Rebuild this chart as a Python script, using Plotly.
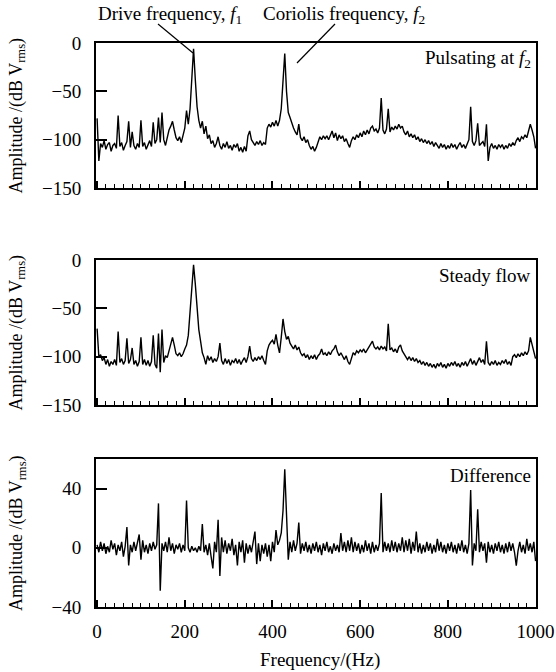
----
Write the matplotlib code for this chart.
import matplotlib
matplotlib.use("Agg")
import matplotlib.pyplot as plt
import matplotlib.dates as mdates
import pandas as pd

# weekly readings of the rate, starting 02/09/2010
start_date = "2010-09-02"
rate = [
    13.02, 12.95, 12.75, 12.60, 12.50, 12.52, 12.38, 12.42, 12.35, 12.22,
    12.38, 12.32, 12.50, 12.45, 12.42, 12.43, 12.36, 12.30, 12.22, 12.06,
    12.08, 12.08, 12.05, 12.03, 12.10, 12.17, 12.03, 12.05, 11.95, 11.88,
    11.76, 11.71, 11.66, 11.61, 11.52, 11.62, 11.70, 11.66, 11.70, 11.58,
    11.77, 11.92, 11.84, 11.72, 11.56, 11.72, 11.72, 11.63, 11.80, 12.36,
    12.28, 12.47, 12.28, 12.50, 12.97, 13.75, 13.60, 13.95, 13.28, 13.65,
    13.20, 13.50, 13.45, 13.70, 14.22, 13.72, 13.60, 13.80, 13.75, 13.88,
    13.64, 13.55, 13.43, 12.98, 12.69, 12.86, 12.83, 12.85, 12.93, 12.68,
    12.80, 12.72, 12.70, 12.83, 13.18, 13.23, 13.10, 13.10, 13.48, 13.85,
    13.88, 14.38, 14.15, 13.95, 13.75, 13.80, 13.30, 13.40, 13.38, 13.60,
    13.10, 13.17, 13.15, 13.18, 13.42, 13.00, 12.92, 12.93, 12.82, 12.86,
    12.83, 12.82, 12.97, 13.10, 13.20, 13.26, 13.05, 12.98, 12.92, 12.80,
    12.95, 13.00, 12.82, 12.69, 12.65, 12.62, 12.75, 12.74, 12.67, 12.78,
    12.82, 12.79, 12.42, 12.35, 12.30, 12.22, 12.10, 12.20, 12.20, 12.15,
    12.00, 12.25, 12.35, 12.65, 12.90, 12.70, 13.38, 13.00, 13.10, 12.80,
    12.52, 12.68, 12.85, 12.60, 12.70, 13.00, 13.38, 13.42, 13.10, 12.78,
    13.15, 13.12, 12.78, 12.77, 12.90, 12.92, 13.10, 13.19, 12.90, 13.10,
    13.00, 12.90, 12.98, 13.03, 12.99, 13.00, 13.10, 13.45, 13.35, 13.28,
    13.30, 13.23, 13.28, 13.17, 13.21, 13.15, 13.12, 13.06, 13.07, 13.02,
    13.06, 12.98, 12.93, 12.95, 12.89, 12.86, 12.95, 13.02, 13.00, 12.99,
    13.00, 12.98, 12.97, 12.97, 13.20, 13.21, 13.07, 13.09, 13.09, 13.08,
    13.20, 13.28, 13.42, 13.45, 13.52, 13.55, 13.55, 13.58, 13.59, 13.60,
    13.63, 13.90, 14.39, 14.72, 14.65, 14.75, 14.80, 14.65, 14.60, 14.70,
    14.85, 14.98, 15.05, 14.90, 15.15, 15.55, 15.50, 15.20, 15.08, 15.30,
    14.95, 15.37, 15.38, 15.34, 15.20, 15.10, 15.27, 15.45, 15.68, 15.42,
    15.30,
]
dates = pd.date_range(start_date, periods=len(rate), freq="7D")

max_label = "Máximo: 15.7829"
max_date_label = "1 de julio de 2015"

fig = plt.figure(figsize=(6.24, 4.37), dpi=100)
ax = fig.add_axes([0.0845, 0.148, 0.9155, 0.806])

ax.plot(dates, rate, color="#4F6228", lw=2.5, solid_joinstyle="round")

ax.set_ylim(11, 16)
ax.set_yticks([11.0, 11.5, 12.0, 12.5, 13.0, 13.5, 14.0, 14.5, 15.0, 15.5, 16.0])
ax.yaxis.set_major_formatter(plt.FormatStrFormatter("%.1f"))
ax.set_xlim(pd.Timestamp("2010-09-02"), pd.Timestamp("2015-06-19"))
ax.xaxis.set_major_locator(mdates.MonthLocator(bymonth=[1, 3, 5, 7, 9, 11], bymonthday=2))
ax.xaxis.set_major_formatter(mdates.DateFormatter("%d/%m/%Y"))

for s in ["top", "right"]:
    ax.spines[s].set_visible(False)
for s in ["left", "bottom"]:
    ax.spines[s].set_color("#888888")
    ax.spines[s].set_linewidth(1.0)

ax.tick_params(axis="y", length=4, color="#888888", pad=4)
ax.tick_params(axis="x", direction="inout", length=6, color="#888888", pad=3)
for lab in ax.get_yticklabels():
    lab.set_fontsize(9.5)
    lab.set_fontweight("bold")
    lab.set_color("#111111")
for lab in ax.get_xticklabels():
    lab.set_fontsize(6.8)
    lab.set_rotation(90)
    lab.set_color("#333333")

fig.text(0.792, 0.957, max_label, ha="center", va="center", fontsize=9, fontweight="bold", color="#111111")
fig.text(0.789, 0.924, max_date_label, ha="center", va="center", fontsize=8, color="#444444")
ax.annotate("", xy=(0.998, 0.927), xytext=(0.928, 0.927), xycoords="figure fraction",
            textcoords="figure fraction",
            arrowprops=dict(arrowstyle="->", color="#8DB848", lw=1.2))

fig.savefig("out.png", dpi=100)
----
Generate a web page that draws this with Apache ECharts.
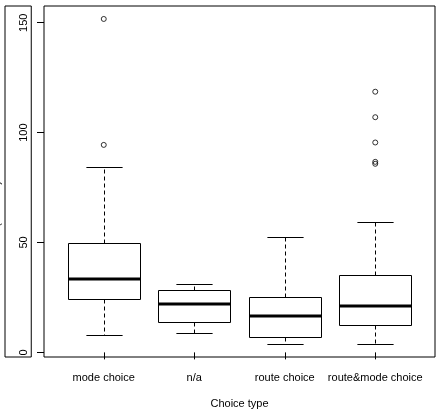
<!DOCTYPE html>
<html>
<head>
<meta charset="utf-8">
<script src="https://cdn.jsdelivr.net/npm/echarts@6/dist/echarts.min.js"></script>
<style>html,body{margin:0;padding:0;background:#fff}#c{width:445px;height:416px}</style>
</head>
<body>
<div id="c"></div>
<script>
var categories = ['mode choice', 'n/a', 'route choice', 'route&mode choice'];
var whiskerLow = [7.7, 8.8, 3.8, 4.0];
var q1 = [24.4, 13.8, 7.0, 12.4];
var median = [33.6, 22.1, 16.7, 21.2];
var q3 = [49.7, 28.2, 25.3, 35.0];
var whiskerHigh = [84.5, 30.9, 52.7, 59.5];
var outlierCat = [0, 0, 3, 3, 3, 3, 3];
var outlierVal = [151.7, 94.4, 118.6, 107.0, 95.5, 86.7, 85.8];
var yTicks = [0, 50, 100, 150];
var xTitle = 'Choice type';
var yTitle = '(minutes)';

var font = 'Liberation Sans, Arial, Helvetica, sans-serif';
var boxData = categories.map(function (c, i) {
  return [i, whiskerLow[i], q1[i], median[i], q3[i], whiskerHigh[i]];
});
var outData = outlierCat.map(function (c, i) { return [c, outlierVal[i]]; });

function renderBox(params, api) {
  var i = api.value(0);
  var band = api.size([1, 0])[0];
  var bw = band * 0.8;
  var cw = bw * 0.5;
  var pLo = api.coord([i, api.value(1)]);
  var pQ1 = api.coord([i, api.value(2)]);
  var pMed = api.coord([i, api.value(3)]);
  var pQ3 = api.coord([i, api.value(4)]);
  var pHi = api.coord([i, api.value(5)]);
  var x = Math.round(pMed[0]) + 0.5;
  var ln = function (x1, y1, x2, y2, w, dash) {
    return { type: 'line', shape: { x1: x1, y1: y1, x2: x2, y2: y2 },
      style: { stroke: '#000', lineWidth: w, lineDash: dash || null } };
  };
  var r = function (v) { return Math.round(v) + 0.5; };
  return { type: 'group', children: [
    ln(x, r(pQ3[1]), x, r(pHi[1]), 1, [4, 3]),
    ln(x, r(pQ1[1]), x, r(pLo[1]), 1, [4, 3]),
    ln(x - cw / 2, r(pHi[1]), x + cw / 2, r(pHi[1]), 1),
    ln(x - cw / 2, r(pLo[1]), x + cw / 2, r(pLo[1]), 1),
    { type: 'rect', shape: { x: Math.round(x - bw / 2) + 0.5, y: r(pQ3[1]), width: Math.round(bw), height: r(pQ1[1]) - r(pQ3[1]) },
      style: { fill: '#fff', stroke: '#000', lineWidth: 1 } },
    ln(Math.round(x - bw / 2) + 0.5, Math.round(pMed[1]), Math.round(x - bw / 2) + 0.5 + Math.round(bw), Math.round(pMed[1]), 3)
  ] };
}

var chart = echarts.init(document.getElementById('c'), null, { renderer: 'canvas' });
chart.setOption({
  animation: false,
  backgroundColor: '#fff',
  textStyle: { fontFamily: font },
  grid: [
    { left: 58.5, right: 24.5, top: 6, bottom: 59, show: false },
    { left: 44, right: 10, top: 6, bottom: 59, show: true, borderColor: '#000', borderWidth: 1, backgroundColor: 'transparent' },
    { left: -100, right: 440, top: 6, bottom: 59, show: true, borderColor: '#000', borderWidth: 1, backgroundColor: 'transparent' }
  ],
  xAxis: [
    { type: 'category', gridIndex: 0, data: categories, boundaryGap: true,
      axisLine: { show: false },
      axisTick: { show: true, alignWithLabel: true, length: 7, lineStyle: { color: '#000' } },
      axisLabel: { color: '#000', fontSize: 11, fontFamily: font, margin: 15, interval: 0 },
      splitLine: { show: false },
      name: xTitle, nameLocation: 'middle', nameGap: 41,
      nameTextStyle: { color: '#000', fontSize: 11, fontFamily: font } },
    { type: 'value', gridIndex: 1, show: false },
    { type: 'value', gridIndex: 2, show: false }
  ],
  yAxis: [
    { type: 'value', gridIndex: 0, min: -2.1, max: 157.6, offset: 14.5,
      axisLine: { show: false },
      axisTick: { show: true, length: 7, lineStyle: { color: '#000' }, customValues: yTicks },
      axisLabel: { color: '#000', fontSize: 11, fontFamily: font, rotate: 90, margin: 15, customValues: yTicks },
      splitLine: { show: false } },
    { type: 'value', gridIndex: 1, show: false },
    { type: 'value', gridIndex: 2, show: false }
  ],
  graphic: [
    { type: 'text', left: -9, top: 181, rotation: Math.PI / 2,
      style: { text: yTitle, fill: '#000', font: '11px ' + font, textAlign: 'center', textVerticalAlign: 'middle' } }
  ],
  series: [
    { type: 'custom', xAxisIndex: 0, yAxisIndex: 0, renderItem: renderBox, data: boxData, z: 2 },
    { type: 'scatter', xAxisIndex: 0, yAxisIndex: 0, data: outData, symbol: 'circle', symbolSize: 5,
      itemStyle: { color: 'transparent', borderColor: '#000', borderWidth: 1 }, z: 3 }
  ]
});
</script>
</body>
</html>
----
● **TASK TO CARRY OUT**
Please quote only the span of lines whose first line contains "Generate a web" and whose last line contains "var yTitle = '(minutes)';", leaving every picture out.

● **REPLY**
Generate a web page that draws this with Apache ECharts.
<!DOCTYPE html>
<html>
<head>
<meta charset="utf-8">
<script src="https://cdn.jsdelivr.net/npm/echarts@6/dist/echarts.min.js"></script>
<style>html,body{margin:0;padding:0;background:#fff}#c{width:445px;height:416px}</style>
</head>
<body>
<div id="c"></div>
<script>
var categories = ['mode choice', 'n/a', 'route choice', 'route&mode choice'];
var whiskerLow = [7.7, 8.8, 3.8, 4.0];
var q1 = [24.4, 13.8, 7.0, 12.4];
var median = [33.6, 22.1, 16.7, 21.2];
var q3 = [49.7, 28.2, 25.3, 35.0];
var whiskerHigh = [84.5, 30.9, 52.7, 59.5];
var outlierCat = [0, 0, 3, 3, 3, 3, 3];
var outlierVal = [151.7, 94.4, 118.6, 107.0, 95.5, 86.7, 85.8];
var yTicks = [0, 50, 100, 150];
var xTitle = 'Choice type';
var yTitle = '(minutes)';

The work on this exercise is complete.